Celia had been delighted to learn of progress at the Harlow institute from where an exciting new drug, Peptide 7, seemed likely to emerge soon—“soon” in drug-development parlance meaning another two years before submission to regulatory agencies for approval.
In an attempt to reinvolve Sam in company policy, Celia had gone to him to discuss the latest U.K. news.
Because the British institute had been Sam’s idea, and he had fought to keep it funded, she assumed he would be pleased to have his faith confirmed and hoped, too, it would help offset his deep depression. Neither idea worked out. Sam’s response was indifference. He also rejected a suggestion that he fly to Britain to talk with Martin Peat-Smith and judge the significance of what was happening.
“Thank you, no,” he told Celia. “I’m sure you can find out what you need by other means.”
But even Sam’s attitude did not change the fact that Harlow could now loom large in Felding-Roth’s future.
And something else.
Vincent Lord’s long years of research into what was known chemically as “the quenching of free radicals,” the elimination of dangerous side effects from otherwise good drugs, had at last shown positive results. These were so auspicious—with all the indications of a major scientific breakthrough, something Lord had always coveted—that a massive research effort in Felding-Roth’s U.S. laboratories was now being directed toward final development.
While the British Peptide 7 was clearly the drug that would be ready first, Vincent Lord’s creation, provisionally named Hexin W, was likely to be only a year or two behind.
The second development had another effect. It made Lord’s future more secure at Felding-Roth. Celia had at first considered—in view of Lord’s strong advocacy of Montayne, and for other general reasons—replacing him when an opportunity arose. Yet now he seemed too valuable to lose.
Thus, surprisingly, and despite the overhanging shadow of Montayne, the company climate suddenly looked brighter.
6
At Harlow, Yvonne Evans and Martin Peat-Smith were spending an increasing amount of time together.
Although Yv
onne still kept a small apartment she had rented when beginning work at the Felding-Roth institute, she was seldom there. Every weekend and most weeknights she was at Martin’s house, where she happily took over the domestic side of Martin’s life as well as attending to his—and her own—sexual needs.

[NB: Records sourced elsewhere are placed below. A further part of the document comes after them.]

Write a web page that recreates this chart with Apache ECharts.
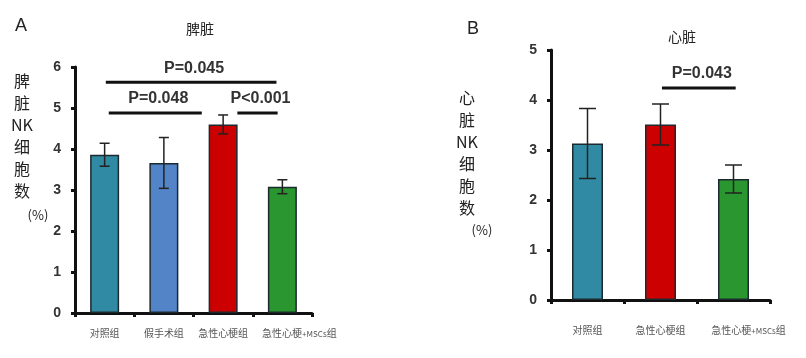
<!DOCTYPE html>
<html><head><meta charset="utf-8">
<script src="https://cdn.jsdelivr.net/npm/echarts@6/dist/echarts.min.js"></script>
<style>html,body{margin:0;padding:0;background:#fff}#c{width:806px;height:358px}</style>
</head><body><div id="c"></div>
<script>
// Panel A: spleen
const catsA = ['对照组', '假手术组', '急性心梗组', '急性心梗+MSCs组'];
const meansA = [3.86, 3.66, 4.6, 3.08];
const errsA = [0.28, 0.62, 0.23, 0.17];
const colorsA = ['#318aa3', '#5384c8', '#cc0000', '#2a9630'];
const ticksA = [0, 1, 2, 3, 4, 5, 6];
// significance: [from category pos, to category pos, y level, label]
const sigA = [[0.02, 2.9, 5.63, 'P=0.045'], [0.07, 1.64, 4.88, 'P=0.048'], [2.24, 2.92, 4.88, 'P<0.001']];

// Panel B: heart
const catsB = ['对照组', '急性心梗组', '急性心梗+MSCs组'];
const meansB = [3.13, 3.51, 2.42];
const errsB = [0.7, 0.41, 0.28];
const colorsB = ['#318aa3', '#cc0000', '#2a9630'];
const ticksB = [0, 1, 2, 3, 4, 5];
const sigB = [[1.02, 2.03, 4.24, 'P=0.043']];

const chart = echarts.init(document.getElementById('c'));
const CJK = '"Noto Sans CJK SC", sans-serif';

function yAxis(idx, ticks, margin) {
  return {
    gridIndex: idx, type: 'value', min: ticks[0], max: ticks[ticks.length - 1], interval: 1,
    axisLine: {show: true, lineStyle: {color: '#111', width: 3}},
    axisTick: {show: true, length: 4, lineStyle: {color: '#111', width: 3}},
    splitLine: {show: false},
    axisLabel: {color: '#333', fontSize: 14, fontWeight: 'bold', fontFamily: 'Arial, "Liberation Sans"', margin: margin}
  };
}
function xAxis(idx, cats, margin, lastShift) {
  return {
    gridIndex: idx, type: 'category',
    data: cats.map((c, i) => i === cats.length - 1 ? {value: c, textStyle: {padding: [0, 0, 0, lastShift]}} : c),
    axisLine: {show: true, lineStyle: {color: '#111', width: 3}},
    axisTick: {show: true, length: 4, inside: false, lineStyle: {color: '#111', width: 3}},
    axisLabel: {color: '#555', fontSize: 10, fontFamily: CJK, margin: margin, interval: 0,
      formatter: function (v) { return v.replace('+MSCs', '{s|+MSCs}'); },
      rich: {s: {fontSize: 8, color: '#555', fontFamily: CJK, padding: [2, 0, 0, 0]}}}
  };
}
function barSeries(idx, means, colors, bw) {
  return {
    type: 'bar', xAxisIndex: idx, yAxisIndex: idx, barWidth: bw,
    data: means.map((v, i) => ({value: v, itemStyle: {color: colors[i]}})),
    itemStyle: {borderColor: '#1c2a30', borderWidth: 1.5}
  };
}
function errSeries(idx, means, errs, cap) {
  return {
    type: 'custom', xAxisIndex: idx, yAxisIndex: idx, z: 5,
    data: means.map((m, i) => [i, m - errs[i], m + errs[i]]),
    renderItem: function (params, api) {
      const lo = api.coord([api.value(0), api.value(1)]);
      const hi = api.coord([api.value(0), api.value(2)]);
      const st = {stroke: '#222', lineWidth: 1.5};
      return {type: 'group', children: [
        {type: 'line', shape: {x1: lo[0], y1: lo[1], x2: hi[0], y2: hi[1]}, style: st},
        {type: 'line', shape: {x1: hi[0] - cap / 2, y1: hi[1], x2: hi[0] + cap / 2, y2: hi[1]}, style: st},
        {type: 'line', shape: {x1: lo[0] - cap / 2, y1: lo[1], x2: lo[0] + cap / 2, y2: lo[1]}, style: st}
      ]};
    }
  };
}
function sigSeries(idx, sig) {
  return {
    type: 'custom', xAxisIndex: idx, yAxisIndex: idx, z: 6,
    data: sig.map(s => [s[0], s[1], s[2]]),
    renderItem: function (params, api) {
      const bw = api.size([1, 0])[0];
      const a = api.value(0), b = api.value(1), y = api.value(2);
      const pa = api.coord([Math.floor(a), y]);
      const pb = api.coord([Math.floor(b), y]);
      const x1 = pa[0] + (a - Math.floor(a)) * bw;
      const x2 = pb[0] + (b - Math.floor(b)) * bw;
      const label = sig[params.dataIndex][3];
      return {type: 'group', children: [
        {type: 'line', shape: {x1: x1, y1: pa[1], x2: x2, y2: pa[1]}, style: {stroke: '#111', lineWidth: 3}},
        {type: 'text', x: (x1 + x2) / 2 + 3, y: pa[1] - 6, style: {text: label, fill: '#333', fontSize: 16, fontWeight: 'bold',
          fontFamily: 'Arial, "Liberation Sans"', align: 'center', verticalAlign: 'bottom'}}
      ]};
    }
  };
}

const txt = (x, y, text, size, extra) => Object.assign({type: 'text', x: x, y: y,
  style: Object.assign({text: text, fill: '#222', fontSize: size, fontFamily: CJK, align: 'center', verticalAlign: 'middle'}, extra || {})});

chart.setOption({
  animation: false,
  grid: [
    {left: 75, top: 67, width: 237, height: 246},
    {left: 551, top: 50, width: 219, height: 250}
  ],
  xAxis: [xAxis(0, catsA, 15, 34), xAxis(1, catsB, 25, 30)],
  yAxis: [yAxis(0, ticksA, 14), yAxis(1, ticksB, 14)],
  graphic: [
    txt(21, 26, 'A', 18, {fontFamily: 'Arial, "Liberation Sans"'}),
    txt(200, 29, '脾脏', 14),
    txt(22, 136, '脾\n脏\nNK\n细\n胞\n数', 16, {lineHeight: 22}),
    txt(38, 215, '(%)', 13),
    txt(473, 29, 'B', 18, {fontFamily: 'Arial, "Liberation Sans"'}),
    txt(682, 37, '心脏', 14),
    txt(467, 153, '心\n脏\nNK\n细\n胞\n数', 16, {lineHeight: 22}),
    txt(482, 230, '(%)', 13)
  ],
  series: [
    barSeries(0, meansA, colorsA, 29), errSeries(0, meansA, errsA, 10), sigSeries(0, sigA),
    barSeries(1, meansB, colorsB, 31), errSeries(1, meansB, errsB, 17), sigSeries(1, sigB)
  ]
});
</script></body></html>
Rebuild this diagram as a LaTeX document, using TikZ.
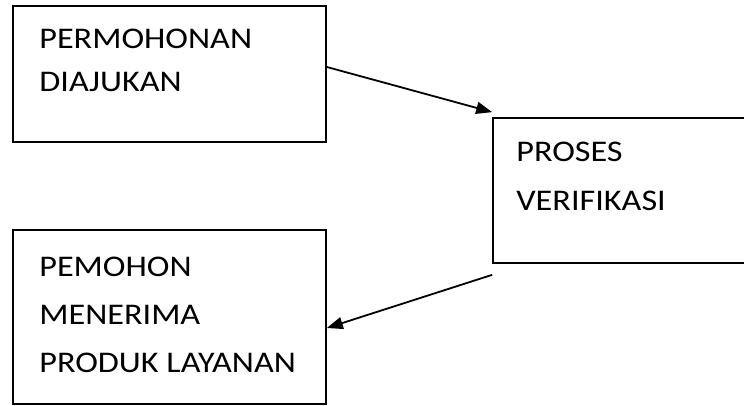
\documentclass[tikz,border=0pt]{standalone}
\usepackage{fontspec}
\setmainfont{Carlito}[FakeStretch=1.14]
\usetikzlibrary{positioning,arrows.meta}
\begin{document}
\begin{tikzpicture}[
	x=1pt, y=-1pt,
	font=\fontsize{30}{47}\selectfont,
	box/.style={draw, line width=1.7pt, inner sep=0pt},
	txt/.style={inner sep=0pt, align=left},
	arr/.style={-{Triangle[length=16pt,width=12pt]}, line width=1.8pt},
	]
\clip (0,0) rectangle (744,406);
% the three boxes
\node [box, minimum width=313pt, minimum height=136pt] (ajukan) at (169.5,74) {};
\node [box, minimum width=270pt, minimum height=145pt] (verif) at (628,190.5) {};
\node [box, minimum width=313pt, minimum height=174pt] (terima) at (169.5,317) {};
% their texts
\node [txt, font=\fontsize{30}{43}\selectfont, below right=24pt and 27pt of ajukan.north west] (ajukan-t) {PERMOHONAN\\DIAJUKAN};
\node [txt, font=\fontsize{30}{49}\selectfont, below right=25pt and 24pt of verif.north west] (verif-t) {PROSES\\VERIFIKASI};
\node [txt, font=\fontsize{30}{48}\selectfont, below right=28pt and 27pt of terima.north west] (terima-t) {PEMOHON\\MENERIMA\\PRODUK LAYANAN};
% arrows
\draw [arr] ([yshift=7pt]ajukan.east) -- ([yshift=5pt]verif.north west);
\draw [arr] ([yshift=-11pt]verif.south west) -- ([yshift=-11pt]terima.east);
\end{tikzpicture}
\end{document}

Yvonne had reorganized the kitchen, which was now orderly and gleaming. From it she produced appetizing meals, exercising a talent as a versatile cook which seemed to come to her naturally and which she enjoyed. Each morning before they left, separately, for work, she made the bed she and Martin shared, seeing to it that the linen was clean and changed more frequently than in the past. She left notes with instructions for the “daily,” the cleaning woman, with the result that the remainder of the house took on the immaculate appearance that comes from an eye for detail, which Yvonne had, and proper supervision.
Some changes in the pet ménage were also made by Yvonne.

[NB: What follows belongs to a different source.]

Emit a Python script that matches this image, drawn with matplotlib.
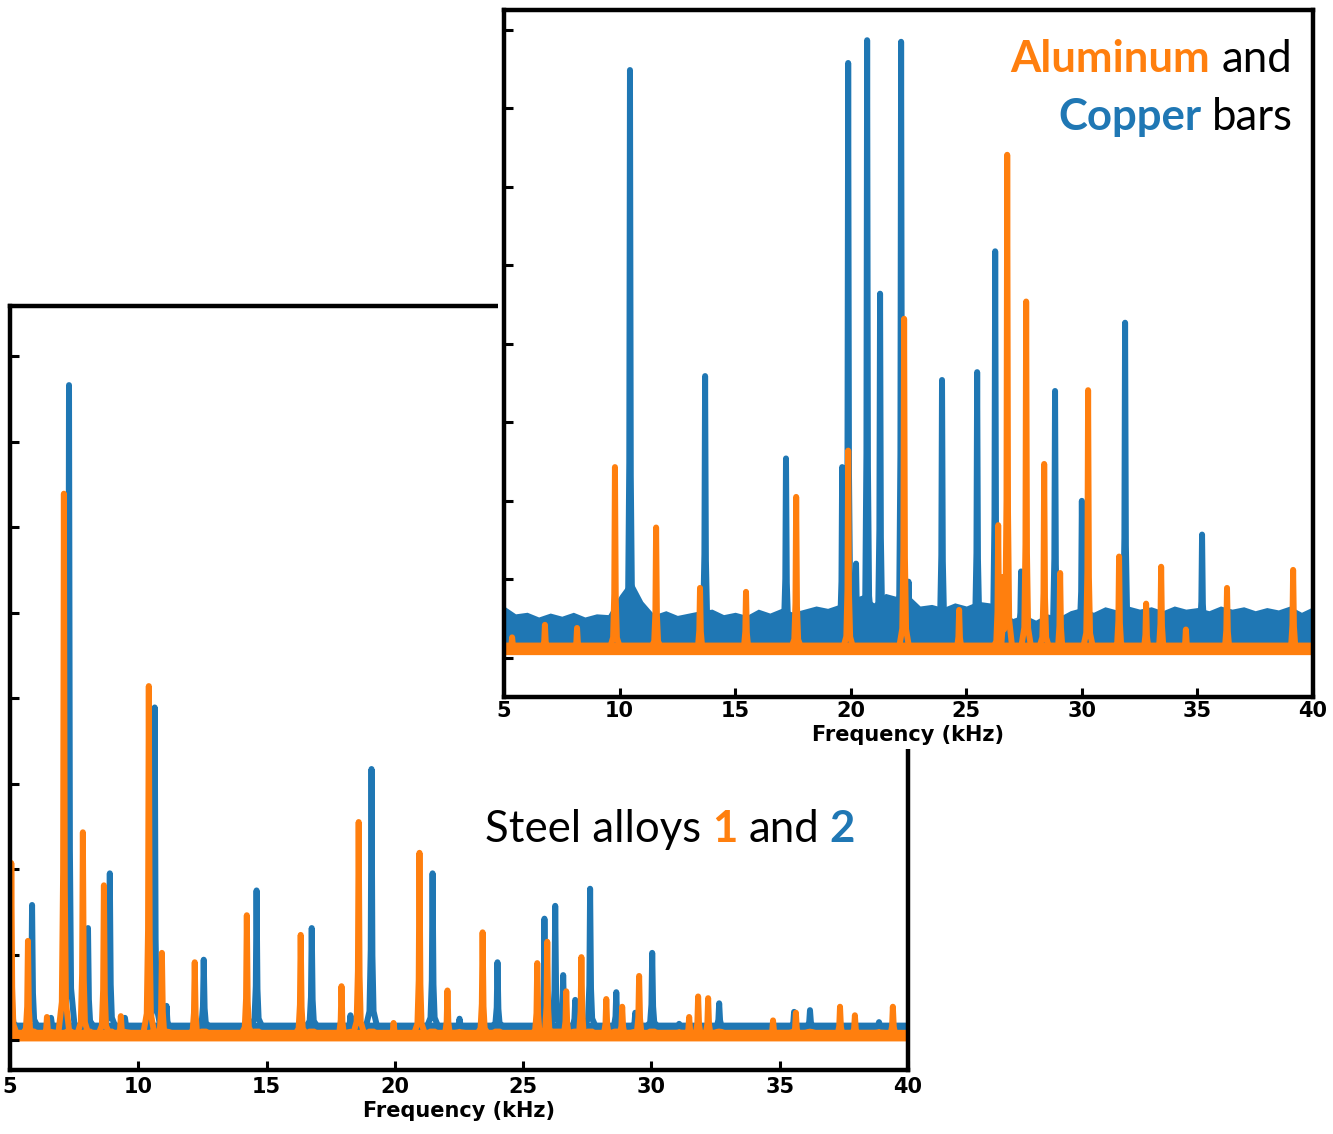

She added a Siamese cat of her own. Then, one Saturday when Martin was working but Yvonne wasn’t, she brought a saw and other tools with which she constructed a hinged “cat flap” in a rear downstairs door. It meant that the cats were free to come and go at any time, the effect being healthier for the pets and for the household.
Also, when Yvonne stayed overnight she exercised the dogs in the early morning, supplementing the regular exercise Martin gave them every evening.
Martin loved it all.
Something else he loved was Yvonne’s cheerful, usually inconsequential chatter. She talked about a multitude of subjects, few of great importance—current films, the private lives of stars, pop musicians and their offstage antics; which London stores were having sales, and the latest buys at Marks and Spencer; the telly; gossip of the institute—who had become engaged, was pregnant, or about to be divorced; sexual excesses of the clergy, as reported in the vigilant British press; even a political scandal or two … Yvonne absorbed such matters, garnered from listening and selective reading, like a sponge.